[Start INFORMATION SHOWN]

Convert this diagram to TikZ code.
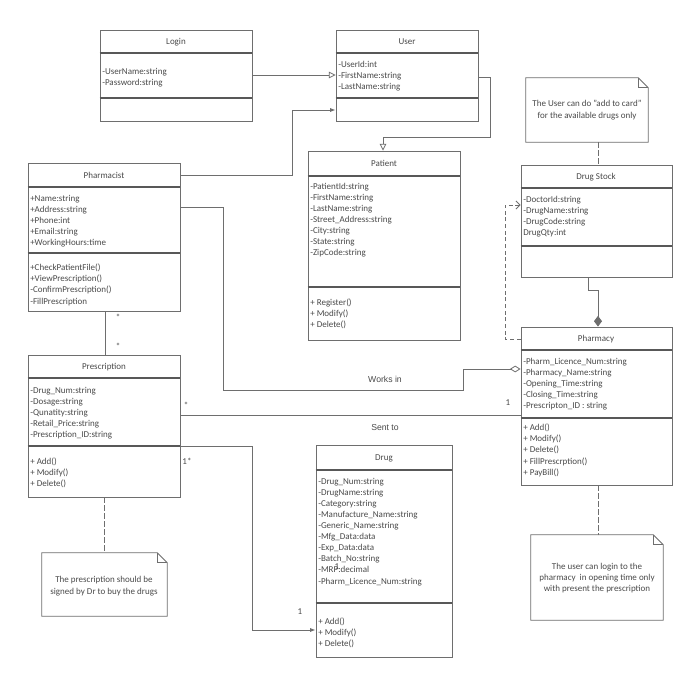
\documentclass[tikz,border=0pt]{standalone}
\usepackage{fontspec}
\setmainfont{Carlito}
\newfontfamily\lblfont{Liberation Sans}
\usepackage{tikz}
\usetikzlibrary{arrows.meta, positioning, calc, fit}
\definecolor{umlline}{HTML}{6E6E6E}
\definecolor{umltext}{HTML}{4A4A4A}

\begin{document}
\begin{tikzpicture}[x=0.75pt, y=-0.75pt,
  classbox/.style={draw=umlline, line width=0.7pt, inner sep=0pt},
  sep/.style={draw=umlline!80!black, line width=0.9pt},
  ttl/.style={font=\fontsize{6.75}{8.25}\selectfont, text=umltext, inner sep=0pt},
  attr/.style={font=\fontsize{6.75}{8.3}\selectfont, text=umltext, align=left,
    inner sep=0pt, anchor=north west},
  notebox/.style={draw=umlline, line width=0.6pt},
  notetxt/.style={font=\fontsize{6.75}{8.5}\selectfont, text=umltext, align=center, inner sep=0pt},
  arr/.style={draw=umlline, line width=0.6pt},
  gen/.style={arr, -{Triangle[open, length=5pt, width=5pt]}},
  nav/.style={arr, -{Latex[length=4pt, width=3pt]}},
  aggr/.style={arr, -{Diamond[open, length=8pt, width=5pt]}},
  comp/.style={arr, -{Diamond[length=8pt, width=6pt]}},
  dep/.style={arr, dash pattern=on 3pt off 2pt, -{Straight Barb[length=3pt, width=6pt]}},
  link/.style={arr, dash pattern=on 4pt off 2pt},
  mult/.style={font=\fontsize{6.75}{8}\selectfont, text=umltext, inner sep=0pt},
  lbl/.style={font=\lblfont\fontsize{6.5}{8}\selectfont, text=umltext, inner sep=0pt},
]
\useasboundingbox[fill=white] (0,0) rectangle (700,680);

% Classes
\node[classbox, fit={(100,30) (252,121)}] (login) {};
\node[classbox, fit={(336,30) (478,121)}] (user) {};
\node[classbox, fit={(308,151) (460,340)}] (patient) {};
\node[classbox, fit={(28,163) (180,311)}] (pharmacist) {};
\node[classbox, fit={(28,355) (180,497)}] (prescription) {};
\node[classbox, fit={(316,445) (452,657)}] (drug) {};
\node[classbox, fit={(521,165) (672,277)}] (stock) {};
\node[classbox, fit={(521,327) (672,485)}] (pharmacy) {};

% Compartments
\draw[sep] (login.west |- 0,53) -- (login.east |- 0,53);
\draw[sep] (login.west |- 0,98) -- (login.east |- 0,98);
\draw[sep] (user.west |- 0,53) -- (user.east |- 0,53);
\draw[sep] (user.west |- 0,98) -- (user.east |- 0,98);
\draw[sep] (patient.west |- 0,176) -- (patient.east |- 0,176);
\draw[sep] (patient.west |- 0,287) -- (patient.east |- 0,287);
\draw[sep] (pharmacist.west |- 0,187) -- (pharmacist.east |- 0,187);
\draw[sep] (pharmacist.west |- 0,253) -- (pharmacist.east |- 0,253);
\draw[sep] (prescription.west |- 0,378) -- (prescription.east |- 0,378);
\draw[sep] (prescription.west |- 0,446) -- (prescription.east |- 0,446);
\draw[sep] (drug.west |- 0,470) -- (drug.east |- 0,470);
\draw[sep] (drug.west |- 0,603) -- (drug.east |- 0,603);
\draw[sep] (stock.west |- 0,188) -- (stock.east |- 0,188);
\draw[sep] (stock.west |- 0,246) -- (stock.east |- 0,246);
\draw[sep] (pharmacy.west |- 0,350) -- (pharmacy.east |- 0,350);
\draw[sep] (pharmacy.west |- 0,418) -- (pharmacy.east |- 0,418);

% Titles
\node[ttl] (login-t) at (176,42) {Login};
\node[ttl] (user-t) at (407,42) {User};
\node[ttl] (patient-t) at (384,163) {Patient};
\node[ttl] (pharmacist-t) at (104,175) {Pharmacist};
\node[ttl] (prescription-t) at (104,367) {Prescription};
\node[ttl] (drug-t) at (384,458) {Drug};
\node[ttl] (stock-t) at (596,177) {Drug Stock};
\node[ttl] (pharmacy-t) at (596,339) {Pharmacy};

% Attributes and operations
\node[attr] (login-a) at (102,68) {-UserName:string\\-Password:string};
\node[attr] (user-a) at (338,61) {-UserId:int\\-FirstName:string\\-LastName:string};
\node[attr] (patient-a) at (310,183) {-PatientId:string\\-FirstName:string\\-LastName:string\\
  -Street\_Address:string\\-City:string\\-State:string\\-ZipCode:string};
\node[attr] (patient-o) at (310,299) {+ Register()\\+ Modify()\\+ Delete()};
\node[attr] (pharmacist-a) at (30,195) {+Name:string\\+Address:string\\+Phone:int\\
  +Email:string\\+WorkingHours:time};
\node[attr] (pharmacist-o) at (30,264) {+CheckPatientFile()\\+ViewPrescription()\\
  -ConfirmPrescription()\\-FillPrescription};
\node[attr] (prescription-a) at (30,387) {-Drug\_Num:string\\-Dosage:string\\-Qunatity:string\\
  -Retail\_Price:string\\-Prescription\_ID:string};
\node[attr] (prescription-o) at (30,458) {+ Add()\\+ Modify()\\+ Delete()};
\node[attr] (drug-a) at (318,478) {-Drug\_Num:string\\-DrugName:string\\-Category:string\\
  -Manufacture\_Name:string\\-Generic\_Name:string\\-Mfg\_Data:data\\-Exp\_Data:data\\
  -Batch\_No:string\\-MRP:decimal\\-Pharm\_Licence\_Num:string};
\node[attr] (drug-o) at (318,618) {+ Add()\\+ Modify()\\+ Delete()};
\node[attr] (stock-a) at (523,196) {-DoctorId:string\\-DrugName:string\\-DrugCode:string\\DrugQty:int};
\node[attr] (pharmacy-a) at (523,358) {-Pharm\_Licence\_Num:string\\-Pharmacy\_Name:string\\
  -Opening\_Time:string\\-Closing\_Time:string\\-Prescripton\_ID : string};
\node[attr] (pharmacy-o) at (523,424) {+ Add()\\+ Modify()\\+ Delete()\\+ FillPrescrption()\\+ PayBill()};

% Notes
\node[fit={(526,78) (648,142)}, inner sep=0pt] (stocknote) {};
\draw[notebox] (stocknote.south west) -- (stocknote.north west) -- ($(stocknote.north east)+(-10,0)$)
  -- ($(stocknote.north east)+(0,10)$) -- (stocknote.south east) -- cycle;
\draw[notebox] ($(stocknote.north east)+(-10,0)$) |- ($(stocknote.north east)+(0,10)$);
\node[notetxt] (stocknote-t) at (stocknote.center) {The User can do "add to card"\\for the available drugs only};

\node[fit={(531,535) (663,620)}, inner sep=0pt] (pharmacynote) {};
\draw[notebox] (pharmacynote.south west) -- (pharmacynote.north west) -- ($(pharmacynote.north east)+(-10,0)$)
  -- ($(pharmacynote.north east)+(0,10)$) -- (pharmacynote.south east) -- cycle;
\draw[notebox] ($(pharmacynote.north east)+(-10,0)$) |- ($(pharmacynote.north east)+(0,10)$);
\node[notetxt] (pharmacynote-t) at (597,578) {The user can login to the\\pharmacy\ \ in opening time only\\with present the prescription};

\node[fit={(42,553) (167,616)}, inner sep=0pt] (prescnote) {};
\draw[notebox] (prescnote.south west) -- (prescnote.north west) -- ($(prescnote.north east)+(-10,0)$)
  -- ($(prescnote.north east)+(0,10)$) -- (prescnote.south east) -- cycle;
\draw[notebox] ($(prescnote.north east)+(-10,0)$) |- ($(prescnote.north east)+(0,10)$);
\node[notetxt] (prescnote-t) at (104,586) {The prescription should be\\signed by Dr to buy the drugs};

% Connectors
\draw[gen] (login.east |- 0,75) -- (user.west |- 0,75);
\draw[nav] (pharmacist.east |- 0,175) -| (292,110) -- (user.west |- 0,110);
\draw[gen] (user.east |- 0,77) -- (490,77) |- (383,137) -- (patient.north -| 383,0);
\draw[aggr] (pharmacist.east |- 0,207) -| (223,390) -| (463,369) -- (pharmacy.west |- 0,369);
\draw[arr] (pharmacist.south -| 105,0) -- (prescription.north -| 105,0);
\draw[arr] (prescription.east |- 0,415) -- (pharmacy.west |- 0,415);
\draw[nav] (prescription.east |- 0,446) -| (252,630) -- (drug.west |- 0,630);
\draw[comp] (stock.south -| 588,0) |- (598,290) -- (pharmacy.north -| 598,0);
\draw[dep] (pharmacy.west |- 0,339) -| (505,205) -- (stock.west |- 0,205);
\draw[link] (stocknote.south -| 598,0) -- (stock.north -| 598,0);
\draw[link] (pharmacy.south -| 598,0) -- (pharmacynote.north -| 598,0);
\draw[link] (prescription.south -| 104,0) -- (prescnote.north -| 104,0);

% Labels
\node[lbl] (works) at (385,379) {Works in};
\node[lbl] (sent) at (385,428) {Sent to};
\node[mult] (m1) at (118,317) {*};
\node[mult] (m2) at (118,346) {*};
\node[mult] (m3) at (186,405) {*};
\node[mult] (m4) at (508,403) {1};
\node[mult] (m5) at (187,461) {1*};
\node[mult] (m6) at (300,612) {1};
\node[mult] (m7) at (337,567) {1};

\end{tikzpicture}
\end{document}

[End INFORMATION SHOWN]

### THE REQUEST
Set down again, exactly, the lines of the material above from its first line to the one with "(0,0) rectangle (700,680);", inclusive. Leave the pictures out.

### ANSWER TO THIS TASK
Convert this diagram to TikZ code.
\documentclass[tikz,border=0pt]{standalone}
\usepackage{fontspec}
\setmainfont{Carlito}
\newfontfamily\lblfont{Liberation Sans}
\usepackage{tikz}
\usetikzlibrary{arrows.meta, positioning, calc, fit}
\definecolor{umlline}{HTML}{6E6E6E}
\definecolor{umltext}{HTML}{4A4A4A}

\begin{document}
\begin{tikzpicture}[x=0.75pt, y=-0.75pt,
  classbox/.style={draw=umlline, line width=0.7pt, inner sep=0pt},
  sep/.style={draw=umlline!80!black, line width=0.9pt},
  ttl/.style={font=\fontsize{6.75}{8.25}\selectfont, text=umltext, inner sep=0pt},
  attr/.style={font=\fontsize{6.75}{8.3}\selectfont, text=umltext, align=left,
    inner sep=0pt, anchor=north west},
  notebox/.style={draw=umlline, line width=0.6pt},
  notetxt/.style={font=\fontsize{6.75}{8.5}\selectfont, text=umltext, align=center, inner sep=0pt},
  arr/.style={draw=umlline, line width=0.6pt},
  gen/.style={arr, -{Triangle[open, length=5pt, width=5pt]}},
  nav/.style={arr, -{Latex[length=4pt, width=3pt]}},
  aggr/.style={arr, -{Diamond[open, length=8pt, width=5pt]}},
  comp/.style={arr, -{Diamond[length=8pt, width=6pt]}},
  dep/.style={arr, dash pattern=on 3pt off 2pt, -{Straight Barb[length=3pt, width=6pt]}},
  link/.style={arr, dash pattern=on 4pt off 2pt},
  mult/.style={font=\fontsize{6.75}{8}\selectfont, text=umltext, inner sep=0pt},
  lbl/.style={font=\lblfont\fontsize{6.5}{8}\selectfont, text=umltext, inner sep=0pt},
]
\useasboundingbox[fill=white] (0,0) rectangle (700,680);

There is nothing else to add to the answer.